**What to work on:** Provide an exact copy of the data, excluding the images.

**Source material:**
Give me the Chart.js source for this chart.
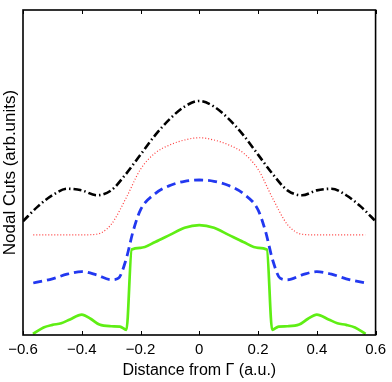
<!DOCTYPE html>
<html>
<head>
<meta charset="utf-8">
<script src="https://cdn.jsdelivr.net/npm/chart.js@4"></script>
<style>
  html, body { margin: 0; padding: 0; background: #fff; }
  #wrap { width: 392px; height: 382px; }
</style>
</head>
<body>
<div id="wrap"><canvas id="chartCuts"></canvas></div>
<script>
// datos (eje y en unidades arbitrarias 0-100)
const xTicks = [-0.6, -0.4, -0.2, 0, 0.2, 0.4, 0.6];

const xBlack = [-0.6, -0.55, -0.5, -0.45, -0.4, -0.35, -0.3, -0.25, -0.2, -0.15, -0.1, -0.05, 0, 0.05, 0.1, 0.15, 0.2, 0.25, 0.3, 0.35, 0.4, 0.45, 0.5, 0.55, 0.6];
const yBlack = [35, 39.5, 43, 45, 44.5, 43, 44.5, 49.5, 55.5, 61.5, 66.5, 70.3, 72, 70.3, 66.5, 61.5, 55.5, 49.5, 44.5, 43, 44.5, 45, 43, 39.5, 35];

const xRed = [-0.565, -0.5, -0.45, -0.4, -0.35, -0.3, -0.25, -0.2, -0.15, -0.1, -0.05, 0, 0.05, 0.1, 0.15, 0.2, 0.25, 0.3, 0.35, 0.4, 0.45, 0.5, 0.565];
const yRed = [30.8, 30.8, 30.8, 30.8, 31, 34, 42, 51, 56, 58.5, 60, 60.7, 60, 58.5, 56, 51, 42, 34, 31, 30.8, 30.8, 30.8, 30.8];

const xBlue = [-0.565, -0.5, -0.45, -0.4, -0.35, -0.3, -0.275, -0.25, -0.225, -0.2, -0.15, -0.1, -0.05, 0, 0.05, 0.1, 0.15, 0.2, 0.225, 0.25, 0.275, 0.3, 0.35, 0.4, 0.45, 0.5, 0.565];
const yBlue = [16, 17.3, 18.7, 19.5, 18.5, 17, 17.5, 23, 32, 38.5, 43.5, 46, 47.3, 47.7, 47.3, 46, 43.5, 38.5, 32, 23, 17.5, 17, 18.5, 19.5, 18.7, 17.3, 16];

const xGreen = [-0.566, -0.53, -0.5, -0.47, -0.44, -0.4, -0.37, -0.34, -0.3, -0.27, -0.248, -0.23, -0.2, -0.15, -0.1, -0.05, 0, 0.05, 0.1, 0.15, 0.2, 0.23, 0.248, 0.27, 0.3, 0.34, 0.37, 0.4, 0.44, 0.47, 0.5, 0.53, 0.566];
const yGreen = [0.3, 2.3, 3.1, 3.6, 4.8, 6.3, 5, 3.2, 2.7, 2.6, 1.6, 26.3, 26.8, 28.6, 30.8, 33, 33.8, 33, 30.8, 28.6, 26.8, 26.3, 1.6, 2.6, 2.7, 3.2, 5, 6.3, 4.8, 3.6, 3.1, 2.3, 0.3];

function pts(xs, ys) { return xs.map((x, i) => ({ x: x, y: ys[i] })); }

// caja y marcas interiores como en matlab
const boxPlugin = {
    id: 'box',
    afterDraw(chart) {
        const ctx = chart.ctx, a = chart.chartArea, sx = chart.scales.x;
        ctx.save();
        ctx.strokeStyle = '#000'; ctx.lineWidth = 1;
        xTicks.forEach(t => {
            const px = Math.round(sx.getPixelForValue(t)) + 0.5;
            ctx.beginPath();
            ctx.moveTo(px, a.bottom); ctx.lineTo(px, a.bottom - 4);
            ctx.moveTo(px, a.top); ctx.lineTo(px, a.top + 4);
            ctx.stroke();
        });
        ctx.lineWidth = 1.6;
        ctx.strokeRect(a.left, a.top, a.right - a.left, a.bottom - a.top);
        ctx.restore();
    }
};

const font = 'Liberation Sans, Arial, sans-serif';

new Chart(document.getElementById('chartCuts'), {
    type: 'scatter',
    data: {
        datasets: [
            { label: 'c1', data: pts(xBlack, yBlack), borderColor: '#000000', borderWidth: 2.6, borderDash: [8, 3, 1.5, 3], cubicInterpolationMode: 'monotone' },
            { label: 'c2', data: pts(xRed, yRed), borderColor: '#ff3b3b', borderWidth: 1.2, borderDash: [1, 2], cubicInterpolationMode: 'monotone' },
            { label: 'c3', data: pts(xBlue, yBlue), borderColor: '#2238f0', borderWidth: 2.8, borderDash: [9, 5], cubicInterpolationMode: 'monotone' },
            { label: 'c4', data: pts(xGreen, yGreen), borderColor: '#5fee14', borderWidth: 2.7, cubicInterpolationMode: 'monotone' }
        ].map(d => Object.assign(d, { showLine: true, pointRadius: 0, fill: false }))
    },
    options: {
        responsive: true, maintainAspectRatio: false, animation: false,
        layout: { padding: { top: 10, right: 14, left: 0, bottom: 0 } },
        plugins: { legend: { display: false }, tooltip: { enabled: false } },
        scales: {
            x: {
                type: 'linear', min: -0.6, max: 0.6,
                afterBuildTicks: s => { s.ticks = xTicks.map(v => ({ value: v })); },
                afterFit: s => { s.height = 47; },
                grid: { display: false, drawTicks: false },
                border: { display: false },
                ticks: { color: '#000', padding: 6, maxRotation: 0, font: { family: font, size: 15 },
                    callback: v => (v === 0 ? '0' : String(v).replace('-', '\u2212')) },
                title: { display: true, text: 'Distance from \u0393 (a.u.)', color: '#000', padding: { top: 0, bottom: 2 }, font: { family: font, size: 16 } }
            },
            y: {
                min: 0, max: 100,
                afterFit: s => { s.width = 23; },
                grid: { display: false, drawTicks: false },
                border: { display: false },
                ticks: { display: false },
                title: { display: true, text: 'Nodal Cuts (arb.units)', color: '#000', padding: { top: 0, bottom: 4 }, font: { family: font, size: 17 } }
            }
        }
    },
    plugins: [boxPlugin]
});
</script>
</body>
</html>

**Full output:**
Give me the Chart.js source for this chart.
<!DOCTYPE html>
<html>
<head>
<meta charset="utf-8">
<script src="https://cdn.jsdelivr.net/npm/chart.js@4"></script>
<style>
  html, body { margin: 0; padding: 0; background: #fff; }
  #wrap { width: 392px; height: 382px; }
</style>
</head>
<body>
<div id="wrap"><canvas id="chartCuts"></canvas></div>
<script>
// datos (eje y en unidades arbitrarias 0-100)
const xTicks = [-0.6, -0.4, -0.2, 0, 0.2, 0.4, 0.6];

const xBlack = [-0.6, -0.55, -0.5, -0.45, -0.4, -0.35, -0.3, -0.25, -0.2, -0.15, -0.1, -0.05, 0, 0.05, 0.1, 0.15, 0.2, 0.25, 0.3, 0.35, 0.4, 0.45, 0.5, 0.55, 0.6];
const yBlack = [35, 39.5, 43, 45, 44.5, 43, 44.5, 49.5, 55.5, 61.5, 66.5, 70.3, 72, 70.3, 66.5, 61.5, 55.5, 49.5, 44.5, 43, 44.5, 45, 43, 39.5, 35];

const xRed = [-0.565, -0.5, -0.45, -0.4, -0.35, -0.3, -0.25, -0.2, -0.15, -0.1, -0.05, 0, 0.05, 0.1, 0.15, 0.2, 0.25, 0.3, 0.35, 0.4, 0.45, 0.5, 0.565];
const yRed = [30.8, 30.8, 30.8, 30.8, 31, 34, 42, 51, 56, 58.5, 60, 60.7, 60, 58.5, 56, 51, 42, 34, 31, 30.8, 30.8, 30.8, 30.8];

const xBlue = [-0.565, -0.5, -0.45, -0.4, -0.35, -0.3, -0.275, -0.25, -0.225, -0.2, -0.15, -0.1, -0.05, 0, 0.05, 0.1, 0.15, 0.2, 0.225, 0.25, 0.275, 0.3, 0.35, 0.4, 0.45, 0.5, 0.565];
const yBlue = [16, 17.3, 18.7, 19.5, 18.5, 17, 17.5, 23, 32, 38.5, 43.5, 46, 47.3, 47.7, 47.3, 46, 43.5, 38.5, 32, 23, 17.5, 17, 18.5, 19.5, 18.7, 17.3, 16];

const xGreen = [-0.566, -0.53, -0.5, -0.47, -0.44, -0.4, -0.37, -0.34, -0.3, -0.27, -0.248, -0.23, -0.2, -0.15, -0.1, -0.05, 0, 0.05, 0.1, 0.15, 0.2, 0.23, 0.248, 0.27, 0.3, 0.34, 0.37, 0.4, 0.44, 0.47, 0.5, 0.53, 0.566];
const yGreen = [0.3, 2.3, 3.1, 3.6, 4.8, 6.3, 5, 3.2, 2.7, 2.6, 1.6, 26.3, 26.8, 28.6, 30.8, 33, 33.8, 33, 30.8, 28.6, 26.8, 26.3, 1.6, 2.6, 2.7, 3.2, 5, 6.3, 4.8, 3.6, 3.1, 2.3, 0.3];

function pts(xs, ys) { return xs.map((x, i) => ({ x: x, y: ys[i] })); }

// caja y marcas interiores como en matlab
const boxPlugin = {
    id: 'box',
    afterDraw(chart) {
        const ctx = chart.ctx, a = chart.chartArea, sx = chart.scales.x;
        ctx.save();
        ctx.strokeStyle = '#000'; ctx.lineWidth = 1;
        xTicks.forEach(t => {
            const px = Math.round(sx.getPixelForValue(t)) + 0.5;
            ctx.beginPath();
            ctx.moveTo(px, a.bottom); ctx.lineTo(px, a.bottom - 4);
            ctx.moveTo(px, a.top); ctx.lineTo(px, a.top + 4);
            ctx.stroke();
        });
        ctx.lineWidth = 1.6;
        ctx.strokeRect(a.left, a.top, a.right - a.left, a.bottom - a.top);
        ctx.restore();
    }
};

const font = 'Liberation Sans, Arial, sans-serif';

new Chart(document.getElementById('chartCuts'), {
    type: 'scatter',
    data: {
        datasets: [
            { label: 'c1', data: pts(xBlack, yBlack), borderColor: '#000000', borderWidth: 2.6, borderDash: [8, 3, 1.5, 3], cubicInterpolationMode: 'monotone' },
            { label: 'c2', data: pts(xRed, yRed), borderColor: '#ff3b3b', borderWidth: 1.2, borderDash: [1, 2], cubicInterpolationMode: 'monotone' },
            { label: 'c3', data: pts(xBlue, yBlue), borderColor: '#2238f0', borderWidth: 2.8, borderDash: [9, 5], cubicInterpolationMode: 'monotone' },
            { label: 'c4', data: pts(xGreen, yGreen), borderColor: '#5fee14', borderWidth: 2.7, cubicInterpolationMode: 'monotone' }
        ].map(d => Object.assign(d, { showLine: true, pointRadius: 0, fill: false }))
    },
    options: {
        responsive: true, maintainAspectRatio: false, animation: false,
        layout: { padding: { top: 10, right: 14, left: 0, bottom: 0 } },
        plugins: { legend: { display: false }, tooltip: { enabled: false } },
        scales: {
            x: {
                type: 'linear', min: -0.6, max: 0.6,
                afterBuildTicks: s => { s.ticks = xTicks.map(v => ({ value: v })); },
                afterFit: s => { s.height = 47; },
                grid: { display: false, drawTicks: false },
                border: { display: false },
                ticks: { color: '#000', padding: 6, maxRotation: 0, font: { family: font, size: 15 },
                    callback: v => (v === 0 ? '0' : String(v).replace('-', '\u2212')) },
                title: { display: true, text: 'Distance from \u0393 (a.u.)', color: '#000', padding: { top: 0, bottom: 2 }, font: { family: font, size: 16 } }
            },
            y: {
                min: 0, max: 100,
                afterFit: s => { s.width = 23; },
                grid: { display: false, drawTicks: false },
                border: { display: false },
                ticks: { display: false },
                title: { display: true, text: 'Nodal Cuts (arb.units)', color: '#000', padding: { top: 0, bottom: 4 }, font: { family: font, size: 17 } }
            }
        }
    },
    plugins: [boxPlugin]
});
</script>
</body>
</html>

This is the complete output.